Selain modal finansial dan infrastruktur, sosok Fasha tentu saja akan kian populer dan massif masuk ke dalam relung-relung bawah sadar para pengurus partai lainnya. Saat itu, bisa dibilang, semua sudah berada dalam genggamannya. Dan surga kuasa sudah di depan matanya.
Pertanyaannya, seberapa penting bagi Fasha untuk menjadi ketua partai dalam karir politiknya ke depan? Oooh, Syarif Fasha tentu saja tidak mau cuma sekedar jadi gubernur satu periode. Seperti umumnya, dia tentu mau menjabat dua periode. Ia, setidaknya, tampak berambisi, laiknya penguasa, menjadi lebih berkuasa lagi, di tingkat nasional tentunya, entah menjadi anggota DPR, menteri, dan bahkan presiden. Kekuasaan itu juga candu. Situasinya ibarat kita sedang meminum air lautan.
Seperti kita tahu, sejak reformasi, tidak ada Gubernur Jambi yang tidak memiliki posisi tertinggi di partainya. Semua adalah ketua. Termasuk Fachrori Umar sekalipun, yang menjadi Ketua Dewan Penasehat DPW NasDem Provinsi Jambi. Meski dalam periode pendek sejak menjadi kader NasDem, Fachrori belum mampu menanamkan hegemoninya ke para pengurus partai lainnya. Tapi Fasha jelas beda. Dia bukan Bang Puk.

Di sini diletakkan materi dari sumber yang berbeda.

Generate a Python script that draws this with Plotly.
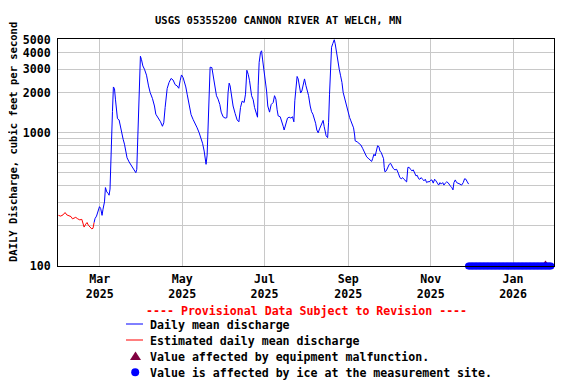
import plotly.graph_objects as go
import pandas as pd

BASE = pd.Timestamp("2025-03-01")

# Estimated daily mean discharge (days since 2025-03-01, cfs)
est_days = [-30.6, -28.9, -27.2, -25.7, -24.4, -22.7, -21.3, -20.2, -19.0, -17.8, -16.3,
            -14.8, -13.3, -12.4, -11.6, -10.4, -9.4, -8.4, -7.2, -5.9, -5.0, -4.2]
est_q = [240, 237, 242, 252, 242, 237, 235, 226, 228, 232, 226,
         222, 224, 209, 196, 206, 212, 202, 195, 190, 192, 212]

# Daily mean discharge (days since 2025-03-01, cfs)
daily_days = [-4.2, -3.5, -2.4, -1.5, -0.2, 0.7, 1.7, 2.4, 3.5, 4.2, 5.2, 6.1, 6.9, 7.6, 7.9, 8.7,
              9.4, 10.1, 10.9, 11.6, 12.4, 13.1, 14.3, 15.3, 16.1, 17.3, 18.3, 19.3, 20.2, 21.7,
              23.2, 24.2, 25.7, 26.7, 27.4, 27.9, 28.7, 29.4, 30.1, 30.9, 31.9, 33.1, 34.6, 36.1,
              37.3, 39.0, 40.5, 41.5, 43.2, 45.0, 46.4, 47.4, 48.4, 49.9, 51.3, 52.8, 54.3, 55.8,
              57.3, 58.5, 59.5, 60.5, 61.7, 62.7, 63.7, 64.7, 65.7, 66.7, 67.6, 69.1, 70.6, 72.1,
              73.6, 75.0, 76.1, 77.3, 78.3, 78.7, 79.5, 80.2, 81.0, 81.7, 83.0, 83.9, 85.0, 86.4,
              87.6, 88.9, 89.9, 91.3, 92.8, 94.1, 95.0, 95.8, 96.5, 97.6, 98.7, 100.2, 101.7,
              103.0, 104.2, 105.4, 106.9, 107.9, 108.9, 109.9, 110.9, 112.4, 113.6, 114.6, 115.8,
              116.8, 117.3, 118.0, 119.0, 119.8, 120.5, 121.5, 122.4, 123.5, 124.4, 125.7, 126.9,
              128.4, 129.4, 130.4, 131.3, 132.1, 133.6, 134.8, 135.8, 136.5, 137.6, 139.0, 140.2,
              141.5, 142.7, 143.7, 144.4, 145.4, 146.1, 146.9, 147.6, 148.7, 149.6, 150.6, 151.6,
              152.6, 153.6, 154.6, 155.8, 156.8, 157.8, 158.7, 159.8, 160.7, 161.7, 162.7, 163.7,
              164.7, 165.4, 166.1, 166.9, 167.6, 168.7, 169.4, 170.1, 170.9, 171.6, 172.6, 173.6,
              174.3, 175.3, 176.3, 177.3, 178.3, 179.3, 180.2, 181.3, 182.0, 183.0, 183.9, 185.0,
              185.9, 186.9, 187.9, 188.7, 189.1, 190.6, 192.1, 193.3, 194.6, 195.6, 196.5, 197.6,
              198.7, 200.0, 201.3, 202.0, 203.0, 203.9, 205.0, 205.7, 206.7, 207.4, 208.4, 209.4,
              210.1, 210.6, 211.1, 212.1, 213.1, 214.3, 215.3, 216.3, 217.3, 218.5, 219.8, 221.0,
              222.2, 223.2, 224.2, 225.2, 226.1, 227.2, 228.1, 229.1, 230.1, 231.1, 232.1, 233.1,
              234.1, 235.0, 236.1, 237.0, 238.0, 239.0, 240.0, 241.0, 242.0, 243.0, 243.9, 245.0,
              245.9, 246.9, 247.9, 248.9, 249.9, 250.9, 251.9, 252.8, 253.9, 254.8, 255.8, 256.8,
              257.8, 258.7, 259.8, 260.7, 261.5, 262.2, 263.2, 264.2, 265.4, 266.7, 267.9, 269.1,
              270.1, 271.1, 272.1, 273.1]
daily_q = [212, 227, 237, 259, 279, 270, 240, 267, 303, 388, 360, 352, 340, 378, 502, 786,
           1445, 2210, 2150, 1790, 1460, 1280, 1250, 1120, 975, 895, 822, 710, 650, 605,
           572, 542, 521, 502, 532, 730, 1300, 2560, 3760, 3540, 3180, 3000, 2710, 2250,
           2010, 1810, 1590, 1380, 1300, 1210, 1120, 1190, 1550, 2150, 2390, 2560, 2490, 2300,
           2250, 2160, 2460, 2720, 2600, 2420, 2210, 1950, 1740, 1550, 1370, 1260, 1180, 1090,
           1000, 905, 835, 730, 632, 580, 680, 1120, 2270, 3110, 3090, 2750, 2250, 1900,
           1790, 1630, 1430, 1320, 1290, 1300, 2010, 2360, 2250, 1830, 1590, 1400, 1250,
           1210, 1550, 1730, 1690, 1950, 2950, 2750, 2460, 1900, 1770, 1550, 1380,
           1310, 2250, 3380, 4010, 4130, 3580, 3000, 2680, 2060, 1590, 1430, 1630,
           1690, 1900, 1790, 1490, 1340, 1320, 1230, 1120, 1050, 1180, 1290, 1310,
           1290, 1320, 1210, 1740, 2250, 2650, 2540, 2250, 1990, 2060, 2270, 2540,
           2270, 2060, 1900, 1590, 1440, 1380, 1300, 1180, 1050, 1000, 1070, 1140,
           1190, 1240, 1120, 1000, 950, 920, 1190, 1950, 3180, 4390, 4700, 5000,
           4660, 4010, 3270, 3000, 2680, 2390, 2010, 1810, 1690, 1520, 1400, 1300,
           1230, 1170, 1090, 963, 870, 855, 835, 810, 765, 720, 690, 660,
           645, 625, 610, 640, 690, 670, 730, 800, 786, 730, 710, 670,
           640, 550, 510, 518, 550, 580, 590, 565, 540, 527, 532, 498,
           461, 452, 461, 448, 436, 428, 550, 550, 532, 518, 527, 502,
           475, 480, 452, 448, 461, 448, 436, 448, 423, 430, 428, 441,
           443, 419, 448, 436, 419, 405, 423, 412, 423, 405, 419, 428,
           423, 408, 396, 387, 373, 423, 443, 423, 419, 412, 405, 423,
           452, 448, 428, 412]

# Ice-affected days (plotted at bottom of graph) and equipment malfunction flag
ice_first, ice_last = "2025-11-29", "2026-01-29"
malfunction_dates = ["2026-01-25"]
FLAG_Q = 100

# Axis ticks
x_tick_dates = ["2025-03-01", "2025-05-01", "2025-07-01", "2025-09-01", "2025-11-01", "2026-01-01"]
x_tick_text = ["Mar<br>2025", "May<br>2025", "Jul<br>2025", "Sep<br>2025", "Nov<br>2025", "Jan<br>2026"]
y_grid_vals = [100, 200, 300, 400, 500, 600, 700, 800, 900, 1000, 2000, 3000, 4000, 5000]
y_labelled = [100, 1000, 2000, 3000, 4000, 5000]

est_dates = [BASE + pd.Timedelta(days=d) for d in est_days]
daily_dates = [BASE + pd.Timedelta(days=d) for d in daily_days]
ice_dates = pd.date_range(ice_first, ice_last, freq="D")

FONT = "DejaVu Sans Mono"
OFF = 8  # page body margin offset in the browser
W, H = 576 - OFF, 384 - OFF
# plot area in window pixels
L, R, T, B = 58, 554, 39, 266


def fx(px):
    return (px - L) / (R - L)


def fy(py):
    return (B - py) / (B - T)


fig = go.Figure()
fig.add_trace(go.Scatter(x=est_dates, y=est_q, mode="lines",
                         line=dict(color="#ff0000", width=1), showlegend=False))
fig.add_trace(go.Scatter(x=daily_dates, y=daily_q, mode="lines",
                         line=dict(color="#0000ff", width=1), showlegend=False))
fig.add_trace(go.Scatter(x=pd.to_datetime(malfunction_dates), y=[FLAG_Q] * len(malfunction_dates),
                         mode="markers", cliponaxis=False,
                         marker=dict(symbol="triangle-up", size=11, color="#800040"),
                         showlegend=False))
fig.add_trace(go.Scatter(x=ice_dates, y=[FLAG_Q] * len(ice_dates), mode="markers",
                         cliponaxis=False,
                         marker=dict(symbol="circle", size=7, color="#0000ff", line=dict(width=0)),
                         showlegend=False))

bold = dict(family=FONT, color="black", size=11.6, weight="bold")

fig.update_layout(
    width=W, height=H,
    margin=dict(l=L - OFF, r=576 - R, t=T - OFF, b=384 - B, pad=0),
    paper_bgcolor="white", plot_bgcolor="white",
    showlegend=False,
    font=bold,
    xaxis=dict(
        type="date",
        range=["2025-01-29 02:00", "2026-01-31 07:00"],
        tickvals=x_tick_dates, ticktext=x_tick_text,
        showgrid=True, gridcolor="#c8c8c8", gridwidth=1,
        showline=True, linecolor="black", linewidth=1, mirror=True,
        ticks="", tickfont=bold, ticklabelstandoff=2,
        zeroline=False,
    ),
    yaxis=dict(
        type="log",
        range=[2, 3.7045],
        tickvals=y_grid_vals,
        ticktext=[str(v) if v in y_labelled else "" for v in y_grid_vals],
        showgrid=True, gridcolor="#c8c8c8", gridwidth=1,
        showline=True, linecolor="black", linewidth=1, mirror=True,
        ticks="", tickfont=bold, ticklabelstandoff=4,
        zeroline=False,
    ),
)

ann = []
ann.append(dict(text="USGS 05355200 CANNON RIVER AT WELCH, MN", x=fx(278), y=fy(20),
                xref="paper", yref="paper", showarrow=False, xanchor="center", yanchor="middle",
                font=dict(family=FONT, size=10.5, color="black", weight="bold")))
ann.append(dict(text="DAILY Discharge, cubic feet per second", x=fx(12.5), y=fy(142.5),
                xref="paper", yref="paper", showarrow=False, textangle=-90,
                xanchor="center", yanchor="middle",
                font=dict(family=FONT, size=10.5, color="black", weight="bold")))
ann.append(dict(text="---- Provisional Data Subject to Revision ----", x=fx(306), y=fy(311),
                xref="paper", yref="paper", showarrow=False, xanchor="center", yanchor="middle",
                font=dict(family=FONT, size=11.6, color="#ff0000", weight="bold")))
legend_rows = [("Daily mean discharge", 325), ("Estimated daily mean discharge", 341),
               ("Value affected by equipment malfunction.", 357),
               ("Value is affected by ice at the measurement site.", 373)]
for txt, py in legend_rows:
    ann.append(dict(text=txt, x=fx(147.5), y=fy(py), xref="paper", yref="paper", showarrow=False,
                    xanchor="left", yanchor="middle", font=bold))

shapes = [
    dict(type="line", xref="paper", yref="paper", x0=fx(126), x1=fx(143), y0=fy(324), y1=fy(324),
         line=dict(color="#0000ff", width=1)),
    dict(type="line", xref="paper", yref="paper", x0=fx(126), x1=fx(143), y0=fy(340), y1=fy(340),
         line=dict(color="#ff0000", width=1)),
    dict(type="path", xref="paper", yref="paper",
         path=f"M {fx(130)},{fy(360)} L {fx(141)},{fy(360)} L {fx(135.5)},{fy(351.5)} Z",
         fillcolor="#800040", line=dict(width=0)),
    dict(type="circle", xref="paper", yref="paper", x0=fx(131.2), x1=fx(139.2),
         y0=fy(376.3), y1=fy(368.3), fillcolor="#0000ff", line=dict(width=0)),
]
fig.update_layout(annotations=ann, shapes=shapes)

fig.write_html("out.html")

Di tingkat provinsi, jabatan ketua partai tentu penting untuk dia menjaga kekuasaannya di eksekutif dan legislatif. Sebagai modal untuk dia maju kembali dalam pilgub Jambi di periode berikutnya. Ongkosnya, ongkos pencalonan dirinya dalam pilgub yang akan datang, tentu jauh akan lebih murah ketimbang dia misalnya hanya menjadi tamu di partai politik, seperti hari ini.
Di Partai NasDem, tampak mudah bagi Fasha untuk mendongkel posisi Agus Roni sebagai ketua, apabila musda dilakukan. Di luar itu, di luar partainya, Agus S Roni bukan siapa-siapa. Dia tak memegang jabatan apa-apa, baik di legislatif maupun eksekutif. Dia bahkan beberapa kali gagal mencalonkan diri menjadi anggota DPR. Posisinya akan lemah kalau Fasha jadi gubernur.
Di Partai Gerindra, gawe Fasha bisa dibilang akan lebih ringan lagi. Di partai ini tampaknya tak ada muswil atau musyawarah daerah. Semua bisa main tunjuk saja. Dia tak perlu bekerja keras melakukan lobi kebanyak ketua cabang di Jambi ini. Dia cukup datang ke Hambalang. Meyakini Ketua Umum Gerindra yang sejak berdiri belum pernah mau diganti itu. Ketua PPP Jambi tentu saja bisa bernasib sama.
Lantas bagaimanana langkah para ketua itu agar partainya tetap dapat ikut terlibat aktif dalam konstestasi ini, tanpa harus mengundang resiko bagi posisinya? Tentu saja para ketua partai itu lebih paham cara kerja ini. Saya yakin, mereka lebih dulu tahu bahwa dukung-mendukung bacagub ini, sebenarnya, ibaratnya, memelihara anak harimau.